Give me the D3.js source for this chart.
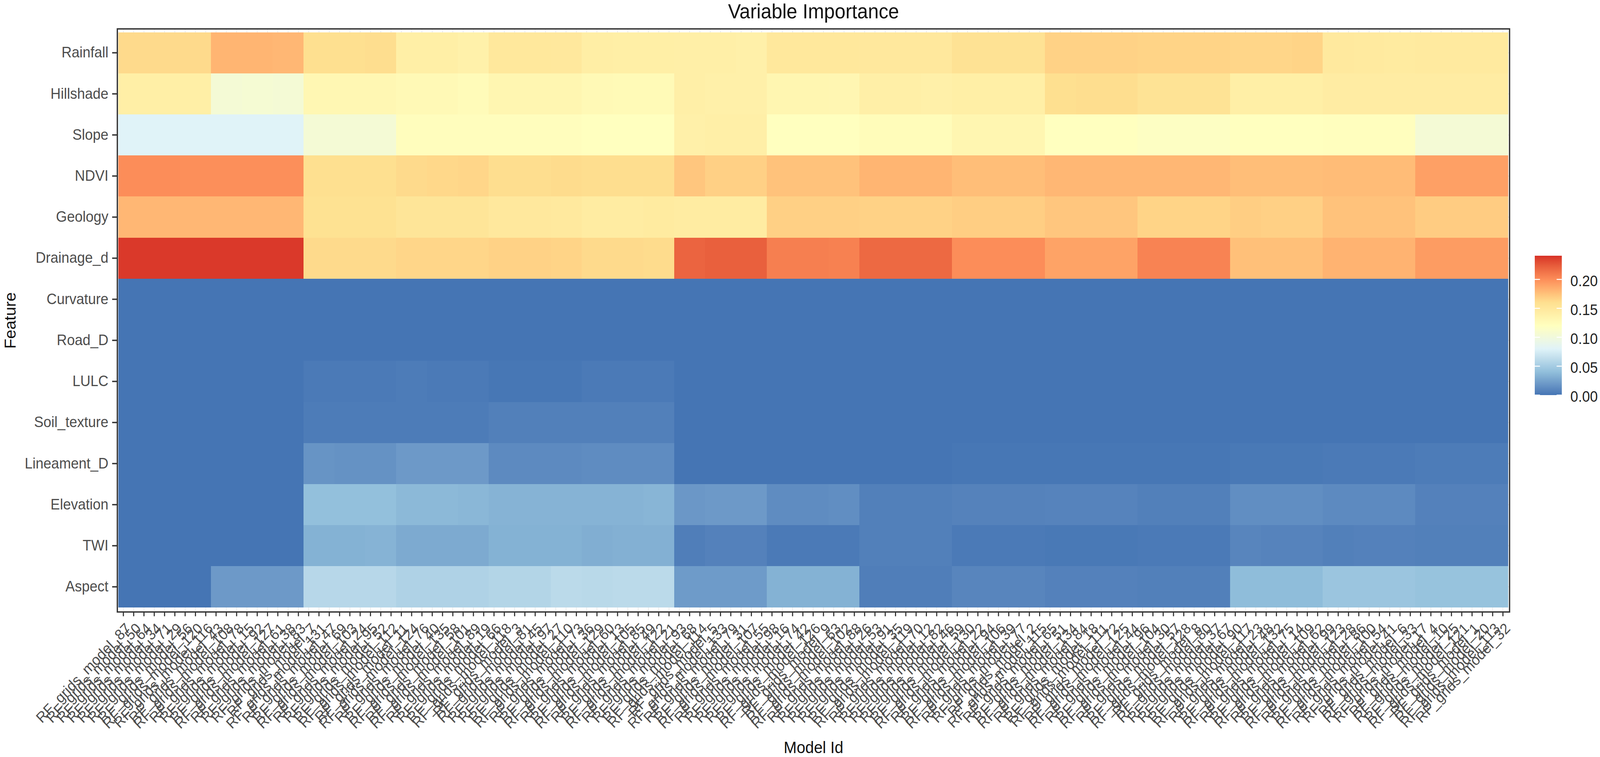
<!DOCTYPE html>
<html>
<head>
<meta charset="utf-8">
<script src="https://cdn.jsdelivr.net/npm/d3@7/dist/d3.min.js"></script>
<style>
  html, body { margin: 0; width: 100%; height: 100%; overflow: hidden; background: #fff; }
  #general { width: 100vw; height: 100vh; }
  svg { display: block; width: 100%; height: 100%; font-family: "Liberation Sans", Arial, sans-serif; }
</style>
</head>
<body>
<div id="general"></div>
<script>
const w = 4317, h = 1939;
const m = {l: 316.6, r: 4073, t: 74, b: 1567.5};

const features = ["Rainfall", "Hillshade", "Slope", "NDVI", "Geology", "Drainage_d", "Curvature",
  "Road_D", "LULC", "Soil_texture", "Lineament_D", "Elevation", "TWI", "Aspect"];

const modelNumbers = [87, 50, 64, 34, 71, 29, 56, 120, 116, 43, 108, 78, 15, 92, 127, 61, 38, 83, 7, 131, 47, 69, 103,
  24, 95, 52, 112, 11, 124, 76, 40, 135, 58, 101, 89, 19, 66, 118, 3, 81, 45, 97, 27, 110, 73, 36, 129, 60, 13, 105,
  85, 49, 122, 21, 93, 68, 114, 5, 133, 79, 31, 107, 55, 98, 16, 74, 42, 126, 9, 63, 102, 88, 26, 53, 91, 35, 119, 70,
  12, 82, 46, 59, 130, 22, 94, 106, 39, 77, 2, 115, 65, 51, 134, 84, 18, 111, 72, 125, 44, 96, 104, 30, 57, 128, 8,
  80, 37, 67, 90, 117, 23, 48, 132, 75, 14, 109, 62, 99, 123, 28, 86, 100, 54, 41, 6, 33, 17, 4, 10, 25, 121, 1, 20,
  113, 32];
const models = modelNumbers.map(d => `RF_grids_model_${d}`);

// importance per group of three neighbouring models (five groups make one block of the picture)
const rainfall = [.163,.163,.163, .181,.181,.180, .160,.160,.161, .141,.141,.138, .150,.150,.149,
  .142,.141,.141, .140,.140,.139, .150,.150,.150, .149,.149,.149, .157,.157,.157,
  .167,.167,.167, .166,.166,.166, .165,.165,.166, .148,.147,.146, .147,.147,.147];
const hillshade = [.141,.141,.141, .105,.106,.105, .130,.130,.130, .128,.128,.125, .132,.132,.132,
  .128,.127,.127, .140,.139,.139, .132,.132,.131, .140,.140,.139, .141,.141,.141,
  .160,.161,.161, .156,.156,.156, .141,.141,.141, .144,.144,.144, .144,.144,.144];
const slope = [.080,.080,.080, .080,.080,.080, .105,.105,.105, .122,.122,.122, .122,.122,.122,
  .120,.120,.120, .139,.140,.140, .120,.120,.120, .124,.124,.124, .132,.132,.132,
  .120,.120,.120, .117,.117,.117, .120,.120,.120, .121,.121,.121, .105,.105,.105];
const ndvi = [.200,.200,.199, .199,.199,.199, .160,.160,.160, .163,.164,.165, .161,.161,.162,
  .161,.161,.161, .173,.168,.168, .175,.175,.175, .181,.181,.181, .177,.177,.177,
  .180,.180,.180, .180,.180,.180, .177,.177,.177, .178,.178,.178, .191,.191,.191];
const geology = [.180,.180,.180, .180,.180,.180, .158,.158,.158, .153,.153,.153, .149,.149,.148,
  .145,.145,.146, .145,.145,.145, .168,.168,.168, .167,.167,.167, .169,.169,.169,
  .173,.173,.173, .166,.166,.166, .169,.168,.168, .175,.175,.175, .170,.170,.170];
const drainage = [.238,.238,.238, .238,.238,.238, .163,.163,.163, .165,.165,.165, .167,.167,.166,
  .163,.163,.162, .220,.222,.222, .207,.207,.206, .218,.218,.218, .200,.200,.200,
  .190,.190,.190, .205,.205,.205, .176,.176,.176, .182,.182,.182, .193,.193,.193];
const curvature = [.000,.000,.000, .000,.000,.000, .000,.000,.000, .000,.000,.000, .000,.000,.000,
  .000,.000,.000, .000,.000,.000, .000,.000,.000, .000,.000,.000, .000,.000,.000,
  .000,.000,.000, .000,.000,.000, .000,.000,.000, .000,.000,.000, .000,.000,.000];
const road = [.000,.000,.000, .000,.000,.000, .000,.000,.000, .000,.000,.000, .000,.000,.000,
  .000,.000,.000, .000,.000,.000, .000,.000,.000, .000,.000,.000, .000,.000,.000,
  .000,.000,.000, .000,.000,.000, .000,.000,.000, .000,.000,.000, .000,.000,.000];
const lulc = [.000,.000,.000, .000,.000,.000, .003,.003,.003, .004,.003,.003, .001,.001,.001,
  .003,.003,.003, .000,.000,.000, .000,.000,.000, .000,.000,.000, .000,.000,.000,
  .000,.000,.000, .000,.000,.000, .000,.000,.000, .000,.000,.000, .000,.000,.000];
const soil = [.000,.000,.000, .000,.000,.000, .004,.004,.004, .004,.004,.004, .006,.006,.006,
  .006,.006,.006, .000,.000,.000, .000,.000,.000, .000,.000,.000, .000,.000,.000,
  .000,.000,.000, .000,.000,.000, .000,.000,.000, .000,.000,.000, .000,.000,.000];
const lineament = [.000,.000,.000, .000,.000,.000, .017,.016,.016, .020,.020,.020, .012,.012,.012,
  .013,.013,.013, .000,.000,.000, .000,.000,.000, .000,.000,.000, .001,.001,.001,
  .001,.001,.001, .001,.001,.001, .002,.002,.002, .003,.003,.003, .004,.004,.004];
const elevation = [.000,.000,.000, .000,.000,.000, .041,.041,.041, .037,.037,.036, .034,.034,.034,
  .034,.034,.035, .019,.020,.020, .013,.013,.014, .006,.006,.006, .0075,.0075,.0075,
  .008,.008,.008, .006,.006,.006, .014,.014,.014, .012,.012,.012, .007,.007,.007];
const twi = [.000,.000,.000, .000,.000,.000, .033,.033,.034, .029,.029,.029, .033,.033,.033,
  .031,.032,.032, .005,.007,.007, .003,.003,.003, .006,.006,.006, .003,.003,.003,
  .002,.002,.002, .003,.003,.003, .009,.008,.008, .006,.007,.007, .006,.006,.006];
const aspect = [.000,.000,.000, .020,.020,.020, .059,.059,.059, .055,.055,.055, .057,.057,.061,
  .060,.061,.061, .021,.021,.021, .033,.033,.033, .005,.005,.005, .009,.009,.009,
  .007,.007,.007, .006,.006,.006, .039,.039,.039, .045,.045,.045, .043,.043,.043];

const importance = [rainfall, hillshade, slope, ndvi, geology, drainage, curvature,
  road, lulc, soil, lineament, elevation, twi, aspect];

const legendTicks = [0, 0.05, 0.10, 0.15, 0.20];
const colorStops = [0, 0.04, 0.08, 0.12, 0.16, 0.20, 0.241];
const colorRange = ["#4575B4", "#91BFDB", "#E0F3F8", "#FFFFBF", "#FEE090", "#FC8D59", "#D73027"];

const color = d3.scaleLinear().domain(colorStops).range(colorRange).interpolate(d3.interpolateLab);

const x = d3.scaleBand().domain(models).range([319, 4069]);
const y = d3.scaleBand().domain(features).range([82.6, 1555.7]);

// fit the window whatever size it really has
const svg = d3.select("#general").append("svg")
  .attr("viewBox", `0 0 ${w} ${h}`)
  .attr("preserveAspectRatio", "none");

svg.append("rect").attr("width", w).attr("height", h).attr("fill", "#fff");

// grid only shows in the small gap around the tiles
const grid = svg.append("g").attr("stroke", "#ebebeb").attr("stroke-width", 2);
grid.selectAll("line.v").data(models).join("line").attr("class", "v")
  .attr("x1", d => x(d) + x.bandwidth() / 2).attr("x2", d => x(d) + x.bandwidth() / 2)
  .attr("y1", m.t).attr("y2", m.b);
grid.selectAll("line.h").data(features).join("line").attr("class", "h")
  .attr("y1", d => y(d) + y.bandwidth() / 2).attr("y2", d => y(d) + y.bandwidth() / 2)
  .attr("x1", m.l).attr("x2", m.r);

const cells = features.flatMap((f, r) => models.map((d, c) => ({f, d, v: importance[r][Math.floor(c / 3)]})));

svg.append("g").attr("shape-rendering", "crispEdges")
  .selectAll("rect")
  .data(cells)
  .join("rect")
  .attr("x", d => x(d.d))
  .attr("y", d => y(d.f))
  .attr("width", x.bandwidth() + 0.5)
  .attr("height", y.bandwidth() + 0.5)
  .attr("fill", d => color(d.v));

svg.append("rect")
  .attr("x", m.l).attr("y", m.t)
  .attr("width", m.r - m.l).attr("height", m.b - m.t)
  .attr("fill", "none").attr("stroke", "#333").attr("stroke-width", 3.5);

const yAxis = svg.append("g")
  .attr("transform", `translate(${m.l},0)`)
  .call(d3.axisLeft(y).tickSize(14).tickPadding(10));
yAxis.select(".domain").remove();
yAxis.selectAll("line").attr("stroke", "#333").attr("stroke-width", 3.5);
yAxis.selectAll("text").attr("font-size", 38).attr("font-family", null).attr("fill", "#4d4d4d");

const xAxis = svg.append("g")
  .attr("transform", `translate(0,${m.b})`)
  .call(d3.axisBottom(x).tickSize(11));
xAxis.select(".domain").remove();
xAxis.selectAll("line").attr("stroke", "#333").attr("stroke-width", 3);
xAxis.selectAll("text")
  .attr("font-size", 38)
  .attr("font-family", null)
  .attr("fill", "#4d4d4d")
  .attr("text-anchor", "end")
  .attr("y", 0).attr("dy", 0)
  .attr("transform", "translate(22,44.5) rotate(-45)");

svg.append("text").text("Variable Importance")
  .attr("x", 2195).attr("y", 47)
  .attr("text-anchor", "middle").attr("font-size", 52).attr("fill", "#111");
svg.append("text").text("Model Id")
  .attr("x", 2195).attr("y", 1929)
  .attr("text-anchor", "middle").attr("font-size", 42).attr("fill", "#111");
svg.append("text").text("Feature")
  .attr("transform", "translate(42,821) rotate(-90)")
  .attr("text-anchor", "middle").attr("font-size", 42).attr("fill", "#111");

// colour bar
const lg = {x: 4141, w: 73, top: 655, bottom: 1012};
const legendY = d3.scaleLinear().domain([0, 0.241]).range([lg.bottom, lg.top]);

const grad = svg.append("defs").append("linearGradient")
  .attr("id", "bar").attr("x1", 0).attr("x2", 0).attr("y1", 1).attr("y2", 0);
grad.selectAll("stop")
  .data(d3.range(0, 0.2411, 0.004))
  .join("stop")
  .attr("offset", d => d / 0.241)
  .attr("stop-color", d => color(d));

svg.append("rect")
  .attr("x", lg.x).attr("y", lg.top)
  .attr("width", lg.w).attr("height", lg.bottom - lg.top)
  .attr("fill", "url(#bar)");

const legendTick = svg.append("g").selectAll("g").data(legendTicks).join("g");
legendTick.append("line")
  .attr("x1", lg.x).attr("x2", lg.x + 14)
  .attr("y1", d => legendY(d)).attr("y2", d => legendY(d))
  .attr("stroke", "#fff").attr("stroke-width", 2.5);
legendTick.append("line")
  .attr("x1", lg.x + lg.w - 14).attr("x2", lg.x + lg.w)
  .attr("y1", d => legendY(d)).attr("y2", d => legendY(d))
  .attr("stroke", "#fff").attr("stroke-width", 2.5);
legendTick.append("text")
  .text(d => d3.format(".2f")(d))
  .attr("x", 4237)
  .attr("y", d => legendY(d) + 17)
  .attr("font-size", 38)
  .attr("fill", "#222");
</script>
</body>
</html>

* EXERCISE
Restate only the lines running from the start of the material above through the line containing "const models = modelNumbers.map(d", ends included. No pictures.

* IN RESPONSE
Give me the D3.js source for this chart.
<!DOCTYPE html>
<html>
<head>
<meta charset="utf-8">
<script src="https://cdn.jsdelivr.net/npm/d3@7/dist/d3.min.js"></script>
<style>
  html, body { margin: 0; width: 100%; height: 100%; overflow: hidden; background: #fff; }
  #general { width: 100vw; height: 100vh; }
  svg { display: block; width: 100%; height: 100%; font-family: "Liberation Sans", Arial, sans-serif; }
</style>
</head>
<body>
<div id="general"></div>
<script>
const w = 4317, h = 1939;
const m = {l: 316.6, r: 4073, t: 74, b: 1567.5};

const features = ["Rainfall", "Hillshade", "Slope", "NDVI", "Geology", "Drainage_d", "Curvature",
  "Road_D", "LULC", "Soil_texture", "Lineament_D", "Elevation", "TWI", "Aspect"];

const modelNumbers = [87, 50, 64, 34, 71, 29, 56, 120, 116, 43, 108, 78, 15, 92, 127, 61, 38, 83, 7, 131, 47, 69, 103,
  24, 95, 52, 112, 11, 124, 76, 40, 135, 58, 101, 89, 19, 66, 118, 3, 81, 45, 97, 27, 110, 73, 36, 129, 60, 13, 105,
  85, 49, 122, 21, 93, 68, 114, 5, 133, 79, 31, 107, 55, 98, 16, 74, 42, 126, 9, 63, 102, 88, 26, 53, 91, 35, 119, 70,
  12, 82, 46, 59, 130, 22, 94, 106, 39, 77, 2, 115, 65, 51, 134, 84, 18, 111, 72, 125, 44, 96, 104, 30, 57, 128, 8,
  80, 37, 67, 90, 117, 23, 48, 132, 75, 14, 109, 62, 99, 123, 28, 86, 100, 54, 41, 6, 33, 17, 4, 10, 25, 121, 1, 20,
  113, 32];
const models = modelNumbers.map(d => `RF_grids_model_${d}`);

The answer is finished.